Don’t Abandon Your Missionaries

When I started house churches in 1993, our current practice of having each house church support a missionary family wasn’t in place. But I adopted this soon after we started to help house church members be more missions-minded.

At first, I asked house church members to find their own missionary families. Most of our house churches chose missionaries they already knew. So there was a personal relationship between house churches and the missionaries they supported. But as house churches multiplied, the number of shepherds who didn’t know any missionary families started to increase. So our Mission Department began to recommend missionaries to house churches. After this, the number of house churches who wanted to replace the missionaries they supported started creeping up.

We’ve tried to accommodate the wishes of house church members as best we can, but we should not be replacing our missionaries casually, without long deliberation.

Some house churches don’t like their supporting missionaries because they don’t email or send letters often. But some missionaries are too busy with their mission work to have frequent communication. Others work in remote areas or in areas where their identities as missionaries should not be revealed and cannot correspond easily or freely. We should not stop supporting them simply because we don’t hear from them often.

Others don’t like their supported missionaries because they send only impersonal printed newsletters. But missionaries who are involved in big mission projects have many supporters. If they try to correspond with each and every supporter they will lose a lot of valuable time that might be better spent for ministry. We would end up stopping sponsorship of many excellent missionaries if we eliminated all of those who only mail newsletters.

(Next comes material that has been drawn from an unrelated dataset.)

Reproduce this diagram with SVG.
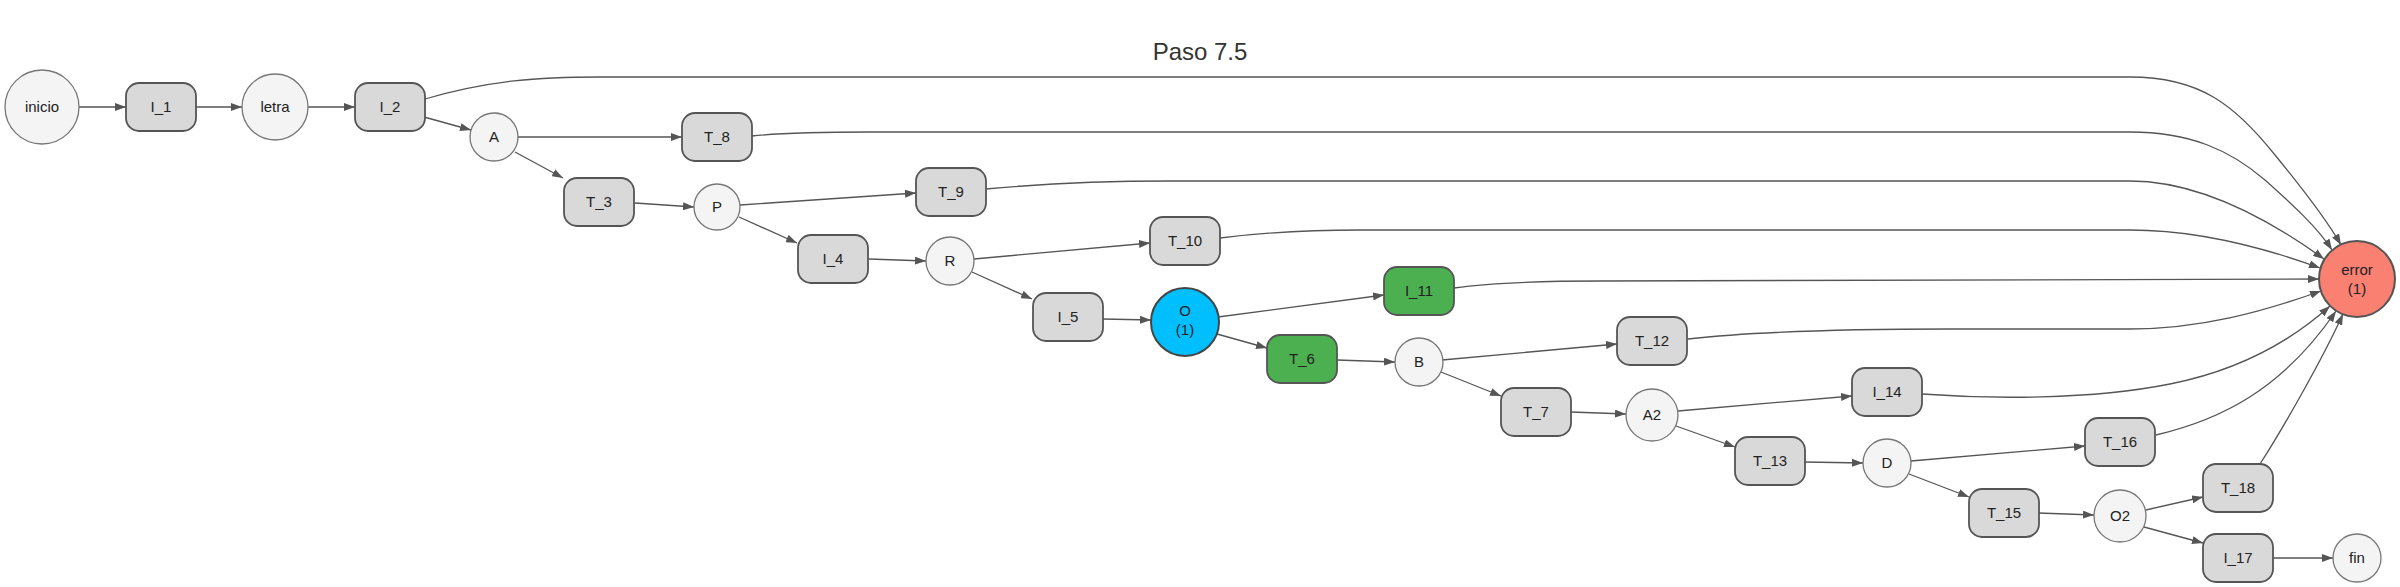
<svg xmlns="http://www.w3.org/2000/svg" width="2400" height="587" viewBox="0 0 2400 587">
<style>
text{font-family:"Liberation Sans",Arial,sans-serif;font-size:15px;fill:#222;text-anchor:middle}
.t{font-size:24px;fill:#333}
.r{fill:#d9d9d9;stroke:#555;stroke-width:1.8}
.g{fill:#4caf50;stroke:#555;stroke-width:1.8}
.c{fill:#f4f4f4;stroke:#777;stroke-width:1.3}
.b{fill:#00bfff;stroke:#444;stroke-width:2}
.e{fill:#fa8072;stroke:#555;stroke-width:2}
#edges path{fill:none;stroke:#555;stroke-width:1.3;marker-end:url(#ah)}
</style>
<defs>
<marker id="ah" markerUnits="userSpaceOnUse" markerWidth="11" markerHeight="8" refX="11" refY="4" orient="auto">
<path d="M0,0 L11,4 L0,8 z" fill="#555"/>
</marker>
</defs>
<rect width="2400" height="587" fill="#fff"/>
<text class="t" x="1200" y="60">Paso 7.5</text>
<g id="edges">
<path d="M79,107 L126,107"/>
<path d="M196,107 L242,107"/>
<path d="M308,107 L355,107"/>
<path d="M425,99 C490,80 540,77 600,77 L2130,77 C2200,77 2235,105 2275,155 C2302,188 2328,222 2341,245"/>
<path d="M424,117 L471,130"/>
<path d="M518,137 L682,137"/>
<path d="M515,152 L563,178"/>
<path d="M752,136 C780,133 820,132 870,132 L2130,132 C2190,132 2230,150 2265,180 C2293,205 2318,228 2332,250"/>
<path d="M635,203 L694,207"/>
<path d="M740,205 L916,193"/>
<path d="M739,217 L797,243"/>
<path d="M986,189 C1040,184 1100,181 1170,181 L2130,181 C2200,181 2270,220 2324,259"/>
<path d="M869,259 L926,261"/>
<path d="M974,259 L1150,243"/>
<path d="M972,272 L1032,299"/>
<path d="M1220,238 C1260,233 1300,230 1360,230 L2130,230 C2200,230 2265,248 2320,268"/>
<path d="M1103,319 L1151,320"/>
<path d="M1218,317 L1384,295"/>
<path d="M1217,334 L1267,348"/>
<path d="M1454,288 C1490,283 1530,281 1600,281 L2319,279"/>
<path d="M1337,360 L1395,362"/>
<path d="M1442,360 L1617,344"/>
<path d="M1441,372 L1501,396"/>
<path d="M1688,339 C1750,332 1850,329 1950,329 L2130,329 C2200,329 2262,312 2321,291"/>
<path d="M1571,412 L1626,414"/>
<path d="M1678,411 L1852,396"/>
<path d="M1676,426 L1735,447"/>
<path d="M1922,394 C1990,399 2090,400 2170,384 C2240,370 2290,342 2330,306"/>
<path d="M1805,462 L1863,463"/>
<path d="M1911,461 L2085,446"/>
<path d="M1909,474 L1969,497"/>
<path d="M2156,435 C2220,420 2282,390 2336,311"/>
<path d="M2038,513 L2094,515"/>
<path d="M2146,510 L2203,497"/>
<path d="M2144,527 L2203,543"/>
<path d="M2260,464 C2282,430 2322,360 2343,314"/>
<path d="M2273,558 L2333,558"/>
</g>
<g id="n_inicio"><circle class="c" cx="42" cy="107" r="37"/><text x="42" y="112">inicio</text></g>
<g id="n_I_1"><rect class="r" x="126" y="83" width="70" height="48" rx="13"/><text x="161" y="112">I_1</text></g>
<g id="n_letra"><circle class="c" cx="275" cy="107" r="33"/><text x="275" y="112">letra</text></g>
<g id="n_I_2"><rect class="r" x="355" y="83" width="70" height="48" rx="13"/><text x="390" y="112">I_2</text></g>
<g id="n_A"><circle class="c" cx="494" cy="137" r="24"/><text x="494" y="142">A</text></g>
<g id="n_T_8"><rect class="r" x="682" y="113" width="70" height="48" rx="13"/><text x="717" y="142">T_8</text></g>
<g id="n_T_3"><rect class="r" x="564" y="178" width="70" height="48" rx="13"/><text x="599" y="207">T_3</text></g>
<g id="n_P"><circle class="c" cx="717" cy="207" r="23"/><text x="717" y="212">P</text></g>
<g id="n_T_9"><rect class="r" x="916" y="168" width="70" height="48" rx="13"/><text x="951" y="197">T_9</text></g>
<g id="n_I_4"><rect class="r" x="798" y="235" width="70" height="48" rx="13"/><text x="833" y="264">I_4</text></g>
<g id="n_R"><circle class="c" cx="950" cy="261" r="24"/><text x="950" y="266">R</text></g>
<g id="n_T_10"><rect class="r" x="1150" y="217" width="70" height="48" rx="13"/><text x="1185" y="246">T_10</text></g>
<g id="n_I_5"><rect class="r" x="1033" y="293" width="70" height="48" rx="13"/><text x="1068" y="322">I_5</text></g>
<g id="n_O"><circle class="b" cx="1185" cy="322" r="34"/><text x="1185" y="316">O</text><text x="1185" y="335">(1)</text></g>
<g id="n_I_11"><rect class="g" x="1384" y="267" width="70" height="48" rx="13"/><text x="1419" y="296">I_11</text></g>
<g id="n_T_6"><rect class="g" x="1267" y="335" width="70" height="48" rx="13"/><text x="1302" y="364">T_6</text></g>
<g id="n_B"><circle class="c" cx="1419" cy="362" r="24"/><text x="1419" y="367">B</text></g>
<g id="n_T_12"><rect class="r" x="1617" y="317" width="70" height="48" rx="13"/><text x="1652" y="346">T_12</text></g>
<g id="n_T_7"><rect class="r" x="1501" y="388" width="70" height="48" rx="13"/><text x="1536" y="417">T_7</text></g>
<g id="n_A2"><circle class="c" cx="1652" cy="415" r="26"/><text x="1652" y="420">A2</text></g>
<g id="n_I_14"><rect class="r" x="1852" y="368" width="70" height="48" rx="13"/><text x="1887" y="397">I_14</text></g>
<g id="n_T_13"><rect class="r" x="1735" y="437" width="70" height="48" rx="13"/><text x="1770" y="466">T_13</text></g>
<g id="n_D"><circle class="c" cx="1887" cy="463" r="24"/><text x="1887" y="468">D</text></g>
<g id="n_T_16"><rect class="r" x="2085" y="418" width="70" height="48" rx="13"/><text x="2120" y="447">T_16</text></g>
<g id="n_T_15"><rect class="r" x="1969" y="489" width="70" height="48" rx="13"/><text x="2004" y="518">T_15</text></g>
<g id="n_O2"><circle class="c" cx="2120" cy="516" r="26"/><text x="2120" y="521">O2</text></g>
<g id="n_T_18"><rect class="r" x="2203" y="464" width="70" height="48" rx="13"/><text x="2238" y="493">T_18</text></g>
<g id="n_I_17"><rect class="r" x="2203" y="534" width="70" height="48" rx="13"/><text x="2238" y="563">I_17</text></g>
<g id="n_fin"><circle class="c" cx="2357" cy="558" r="24"/><text x="2357" y="563">fin</text></g>
<g id="n_error"><circle class="e" cx="2357" cy="279" r="38"/><text x="2357" y="275">error</text><text x="2357" y="294">(1)</text></g>
</svg>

Some complain that their supported missionaries constantly ask for financial assistance. As I said before, missionaries involved in big mission projects need money. We should not blame them for mentioning their financial needs. When house churches do their best to help them financially, they should not feel guilty about not helping enough, but they should not blame their missionaries for asking.

Our church members are mature enough to focus on their missionaries’ needs rather than their own feelings. Even if their missionaries do not correspond regularly, do not pay personal attention, burden them with their financial needs, or do not even remember their shepherds’ names, I hope that our shepherds have such big hearts that they continue to support their missionaries simply because they are God’s servants and they are doing God’s work.